Art. 95 Droit suisse

Le recours peut être formé pour violation :

a. du droit fédéral ;

b. du droit international ;

c. de droits constitutionnels cantonaux ;

d. de dispositions cantonales sur le droit de vote des citoyens ainsi que sur les élections et votations populaires ;

e. du droit intercantonal.

Art. 100 Recours contre une décision

1 Le recours contre une décision doit être déposé devant le Tribunal fédéral dans les 30 jours qui suivent la notification de l’expédition complète.

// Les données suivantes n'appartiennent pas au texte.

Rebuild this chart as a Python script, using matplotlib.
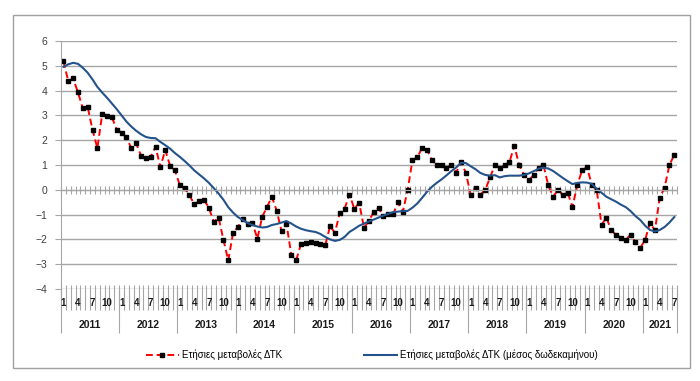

______________________________________________

Art. 113 Principe

Le Tribunal fédéral connaît des recours constitutionnels contre les décisions des autorités cantonales de dernière instance qui ne peuvent faire l’objet d’aucun recours selon les art. 72 à 89.

Art. 115 Qualité pour recourir

A qualité pour former un recours constitutionnel quiconque :

a. a pris part à la procédure devant l’autorité précédente ou a été privé de la possibilité de le faire et

b. a un intérêt juridique à l’annulation ou à la modification de la décision attaquée.

Art. 116 Motifs de recours

Le recours constitutionnel peut être formé pour violation des droits constitutionnels.

Art. 100 Recours contre une décision

1 Le recours contre une décision doit être déposé devant le Tribunal fédéral dans les 30 jours qui suivent la notification de l’expédition complète.

___________________________________________

 

Recours ordinaire simultané (art. 119 LTF)

1 Si une partie forme contre une décision un recours ordinaire et un recours constitutionnel, elle doit déposer les deux recours dans un seul mémoire.

2 Le Tribunal fédéral statue sur les deux recours dans la même procédure.

3 Il examine les griefs invoqués selon les dispositions applicables au type de recours concerné.